A bord du Normandie, Journal transatlantique
Blaise Cendrars, Colette, Claude Farrère, Pierre Wolff, Roger Schaal, 1935
Le mercredi 29 mai 1935, à 18 heures 30, un quintette enthousiaste participe, du haut du bastingage, à l’appareillage du paquebot de tous les superlatifs. Le plus grand (299,16 m), le plus moderne (4 turbines et 4 hélices actionnées par propulsion électrique), le plus luxueux (décoré par les architectes-décorateurs les plus recherchés : Leleu et Franck). Bref, c’est le navire que, bien entendu, « le monde entier nous envie ». Dès lors, il ne peut être que français. D’ailleurs, il a pour nom « Normandie », une de nos provinces emblématiques. Et ce, après avoir manqué s’appeler Président Paul-Doumer, en hommage au président de la République assassiné en 1932. Il a été construit pour la CGT, sigle non pas de la confédération syndicale, mais d’une compagnie maritime, la Compagnie Générale Transatlantique, ayant failli sombrer dans la tempête soulevée par la crise de 1929. D’un coût de 863 millions, il est surnommé « la dette flottante ».

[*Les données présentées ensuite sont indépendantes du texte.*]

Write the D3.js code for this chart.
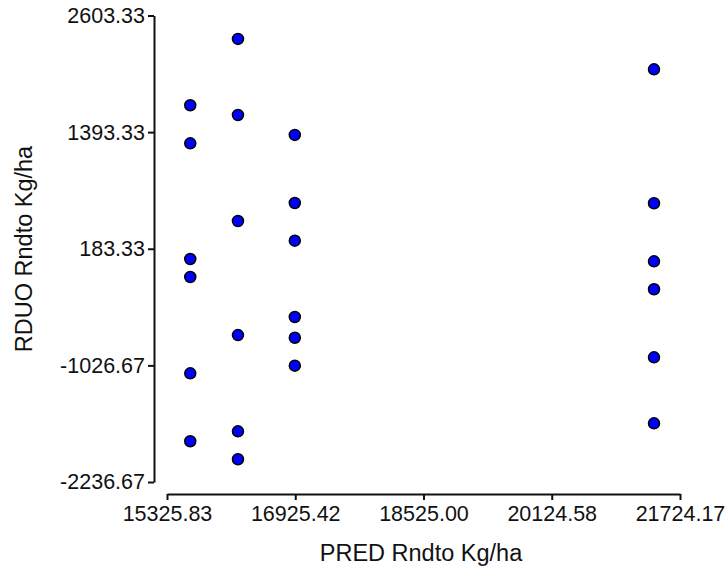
<!DOCTYPE html>
<html>
<head>
<meta charset="utf-8">
<script src="https://cdn.jsdelivr.net/npm/d3@7/dist/d3.min.js"></script>
<style>
  html, body { margin: 0; padding: 0; background: #fff; }
  svg { display: block; }
  text { font-family: "Liberation Sans", Arial, sans-serif; fill: #111; }
</style>
</head>
<body>
<svg id="chart" width="725" height="574"></svg>
<script>
// Predicted yield (x) against residual (y), both in Kg/ha
const predValues = [
  15616, 15616, 15616, 15616, 15616, 15616,
  16211, 16211, 16211, 16211, 16211, 16211,
  16920, 16920, 16920, 16920, 16920, 16920,
  21400, 21400, 21400, 21400, 21400, 21400
];
const residValues = [
  1672, 1277, 77, -110, -1109, -1814,
  2360, 1571, 471, -712, -1711, -2001,
  1364, 658, 267, -525, -740, -1030,
  2045, 655, 53, -237, -943, -1628
];
const xTicks = [15325.83, 16925.42, 18525.00, 20124.58, 21724.17];
const yTicks = [-2236.67, -1026.67, 183.33, 1393.33, 2603.33];
const xTitle = "PRED Rndto Kg/ha";
const yTitle = "RDUO Rndto Kg/ha";

const svg = d3.select("#chart");

const x = d3.scaleLinear().domain([xTicks[0], xTicks[xTicks.length - 1]]).range([167, 680]);
const y = d3.scaleLinear().domain([yTicks[0], yTicks[yTicks.length - 1]]).range([482, 15.5]);

const yAxisX = 154;
const xAxisY = 494;

// two decimals, plain hyphen for negatives
const fmt = d3.formatLocale({ decimal: ".", thousands: "", grouping: [3], currency: ["", ""], minus: "-" }).format(".2f");

// Y axis
const gy = svg.append("g")
  .attr("transform", `translate(${yAxisX},0)`)
  .call(d3.axisLeft(y).tickValues(yTicks).tickFormat(fmt).tickSize(6).tickSizeOuter(0).tickPadding(3));

// X axis
const gx = svg.append("g")
  .attr("transform", `translate(0,${xAxisY})`)
  .call(d3.axisBottom(x).tickValues(xTicks).tickFormat(fmt).tickSize(6).tickSizeOuter(0).tickPadding(6));

[gx, gy].forEach(g => {
  g.select(".domain").attr("stroke", "#111").attr("stroke-width", 2);
  g.selectAll(".tick line").attr("stroke", "#111").attr("stroke-width", 2);
  g.selectAll(".tick text")
    .attr("fill", "#111")
    .style("font-family", '"Liberation Sans", Arial, sans-serif')
    .style("font-size", "21.5px");
});

// Axis titles
svg.append("text")
  .attr("x", 421)
  .attr("y", 561)
  .attr("text-anchor", "middle")
  .style("font-size", "23.5px")
  .text(xTitle);

svg.append("text")
  .attr("transform", "translate(32,249) rotate(-90)")
  .attr("text-anchor", "middle")
  .style("font-size", "23.5px")
  .text(yTitle);

// Points
svg.append("g")
  .selectAll("circle")
  .data(predValues.map((p, i) => [p, residValues[i]]))
  .join("circle")
  .attr("cx", d => x(d[0]))
  .attr("cy", d => y(d[1]))
  .attr("r", 5.5)
  .attr("fill", "#0000ff")
  .attr("stroke", "#000")
  .attr("stroke-width", 1.5);
</script>
</body>
</html>
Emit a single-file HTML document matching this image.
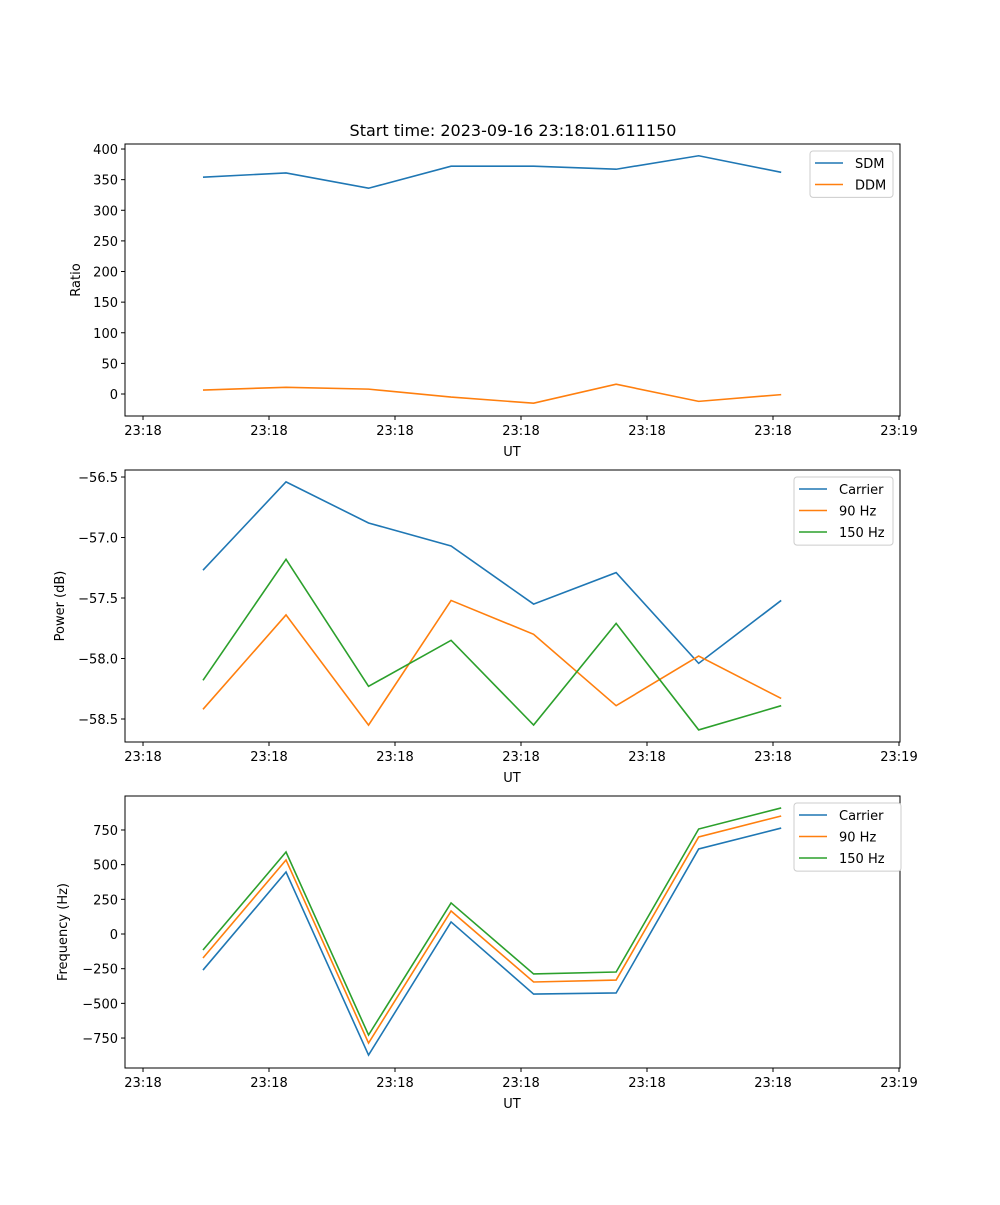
<!DOCTYPE html>
<html><head><meta charset="utf-8"><style>
html,body{margin:0;padding:0;background:#fff;}
svg text{font-family:"DejaVu Sans","Liberation Sans",sans-serif;fill:#000;}
</style></head><body>
<svg id="fig" width="1000" height="1200" xmlns="http://www.w3.org/2000/svg">
<rect width="1000" height="1200" fill="#fff"/>
<text x="513" y="136" font-size="16" text-anchor="middle">Start time: 2023-09-16 23:18:01.611150</text>
</svg>
<script>
const times = [4.76, 11.35, 17.9, 24.45, 31.0, 37.55, 44.1, 50.65];
const xTicks = [0, 10, 20, 30, 40, 50, 60];
const xTickLabels = ["23:18","23:18","23:18","23:18","23:18","23:18","23:19"];
const sdm = [354, 361, 336, 372, 372, 367, 389, 362];
const ddm = [6.5, 11, 8, -5, -15, 16, -12, -1];
const powCarrier = [-57.27, -56.54, -56.88, -57.07, -57.55, -57.29, -58.04, -57.52];
const pow90 = [-58.42, -57.64, -58.55, -57.52, -57.80, -58.39, -57.98, -58.33];
const pow150 = [-58.18, -57.18, -58.23, -57.85, -58.55, -57.71, -58.59, -58.39];
const freqCarrier = [-260, 447, -873, 87, -433, -425, 613, 764];
const freq90 = [-173, 534, -786, 166, -346, -332, 700, 851];
const freq150 = [-115, 591, -728, 224, -288, -274, 757, 909];
const ticks1 = [0, 50, 100, 150, 200, 250, 300, 350, 400];
const ticks2 = [-58.5, -58.0, -57.5, -57.0, -56.5];
const ticks3 = [-750, -500, -250, 0, 250, 500, 750];
const C = ["#1f77b4", "#ff7f0e", "#2ca02c"];
const NS = "http://www.w3.org/2000/svg";
const svg = document.getElementById("fig");
function mk(tag, attrs, parent) {
  const e = document.createElementNS(NS, tag);
  for (const k in attrs) e.setAttribute(k, attrs[k]);
  (parent || svg).appendChild(e);
  return e;
}
const X0 = 125, X1 = 900, xmin = -1.43, xmax = 60.08;
function xs(t) { return X0 + (t - xmin) / (xmax - xmin) * (X1 - X0); }

function panel(name, top, ymin, ymax, yticks, fmt, ylabel, ylabX, series, legend) {
  const bot = top + 272;
  const ys = v => bot - (v - ymin) / (ymax - ymin) * 272;
  const g = mk("g", {});
  
  
  series.forEach((s, i) => {
    const p = mk("polyline", { points: s.vals.map((v, j) => xs(times[j]) + "," + ys(v)).join(" "), fill: "none", stroke: C[i], "stroke-width": 1.6 }, g);
    
    
  });
  const fr = mk("rect", { x: X0, y: top, width: X1 - X0, height: 272, fill: "none", stroke: "#000", "stroke-width": 1 }, g);
  
  
  xTicks.forEach((t, i) => {
    const x = xs(t);
    mk("line", { x1: x, x2: x, y1: bot, y2: bot + 4, stroke: "#000" }, g);
    const tx = mk("text", { x: x, y: bot + 19, "font-size": 13, "text-anchor": "middle" }, g);
    tx.textContent = xTickLabels[i];
    
    
  });
  const xl = mk("text", { x: 512, y: bot + 40, "font-size": 13, "text-anchor": "middle" }, g);
  xl.textContent = "UT";
  
  
  yticks.forEach(v => {
    const y = ys(v);
    mk("line", { x1: X0 - 4, x2: X0, y1: y, y2: y, stroke: "#000" }, g);
    const tx = mk("text", { x: X0 - 7, y: y + 5, "font-size": 13, "text-anchor": "end" }, g);
    tx.textContent = fmt(v);
    
    
  });
  const yl = mk("text", { x: ylabX, y: top + 136, "font-size": 13, "text-anchor": "middle", transform: "rotate(-90 " + ylabX + " " + (top + 136) + ")" }, g);
  yl.textContent = ylabel;
  
  
  const lg = mk("g", {}, g);
  
  
  mk("rect", { x: legend.x, y: top + 7, width: legend.w, height: 3 + series.length * 21.7, rx: 3, fill: "#fff", stroke: "#ccc" }, lg);
  series.forEach((s, i) => {
    const y = top + 19 + i * 21.5;
    mk("line", { x1: legend.x + 5, x2: legend.x + 33, y1: y, y2: y, stroke: C[i], "stroke-width": 1.6 }, lg);
    const t = mk("text", { x: legend.x + 45, y: y + 5, "font-size": 13 }, lg);
    t.textContent = s.label;
    
    
  });
}
panel("ratio", 144, -35.9, 408.2, ticks1, v => String(v), "Ratio", 80,
  [{ key: "sdm", label: "SDM", vals: sdm }, { key: "ddm", label: "DDM", vals: ddm }], { x: 810, w: 83 });
panel("power", 470, -58.69, -56.442, ticks2, v => "\u2212" + Math.abs(v).toFixed(1), "Power (dB)", 64,
  [{ key: "carrier", label: "Carrier", vals: powCarrier }, { key: "90hz", label: "90 Hz", vals: pow90 }, { key: "150hz", label: "150 Hz", vals: pow150 }], { x: 794, w: 99 });
panel("frequency", 796, -966, 995, ticks3, v => (v < 0 ? "\u2212" : "") + Math.abs(v), "Frequency (Hz)", 67,
  [{ key: "carrier", label: "Carrier", vals: freqCarrier }, { key: "90hz", label: "90 Hz", vals: freq90 }, { key: "150hz", label: "150 Hz", vals: freq150 }], { x: 794, w: 107 });
</script>
</body></html>
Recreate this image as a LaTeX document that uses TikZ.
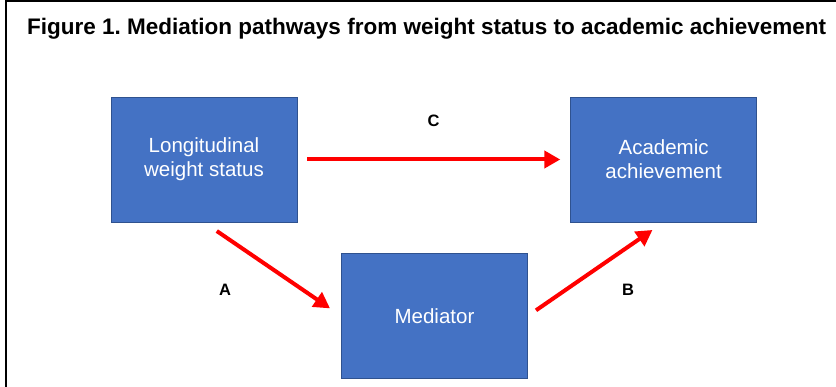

Rien, quel que soit le prix, n’a été négligé pour en imposer. Ainsi, parmi les trois cheminées profilées, dessinées par le peintre Marin-Marie, la troisième est factice, purement ornementale, afin de sauvegarder l’harmonie esthétique. Aucune machinerie ne s’y trouve, mais un chenil !
La bande des cinq a reçu pour feuille de route, de tenir le livre de bord de la croisière inaugurale du Normandie sur la ligne Le Havre-New York. Elle se compose de l’ancien légionnaire ayant perdu son bras droit pendant la première guerre mondiale, désormais romancier mais toujours tenaillé par l’aventure, Blaise Cendrars, du capitaine de corvette Claude Farrère devenu écrivain de la mer, tous deux diligentés par Pierre Lazareff de « Paris-Soir » ; de la sulfureuse Colette et du cinéphile-auteur dramatique Pierre Wolff, dépêchés par « Le Journal ». Leurs articles sont retransmis par T.S.F. Quant au photographe, Roger Schaal, il doit illustrer l’équipée nautique ; ce dont il s’acquittera magnifiquement avec plus de 600 clichés passés à la postérité.
L’originalité de leur récit réside non pas dans une œuvre commune, mais, au contraire, dans une rédaction séparée, non concertée, des mêmes événements ressentis différemment suivant la personnalité, la sensibilité, l’écriture, le style de vie de chacun des narrateurs.
Cendrars - qui avait déclaré : « Ce qui m’intéresse ce sont les machines. Les tralalas et les belles réceptions des gens du monde, j’en ai rien à foutre » - préfère les entrailles des soutes et du peuple qu’il fouille en 2e classe (encore aurait-il pu se galvauder dans la dernière, la 7e). Ses compagnons, sur les ponts supérieurs et dans les salons de première, décrivent un autre monde. Colette dépeint les passagers, l’océan infini, l’arrivée inouïe à New-York, l’amarrage au Pier 88, - le quai spécialement agrandi pour le monumental paquebot -, la cohue, La Marseillaise chantée à tue-tête, dont des bribes volent jusqu’aux voyageurs. Wolff, lui, restitue le quotidien anecdotique ; Farrère, la globalité et la course au Ruban bleu. Le Normandie doit en effet tenter de gagner cette sorte de médaille du mérite décernée au navire transatlantique le plus rapide, alors détenue par le Rex de l’Italie mussolinienne. Hurrah ! Le Français parvient à la lui ravir, aussi bien à l’aller – en battant son record de 10 heures – qu’au retour.
Ce qui entraîne une conséquence néfaste pour le millier de passagers : une traversée abrégée, un conte de fée réduit à un peu moins de quatre jours. Heureusement qu’il y eut le retour, du moins pour les reporters.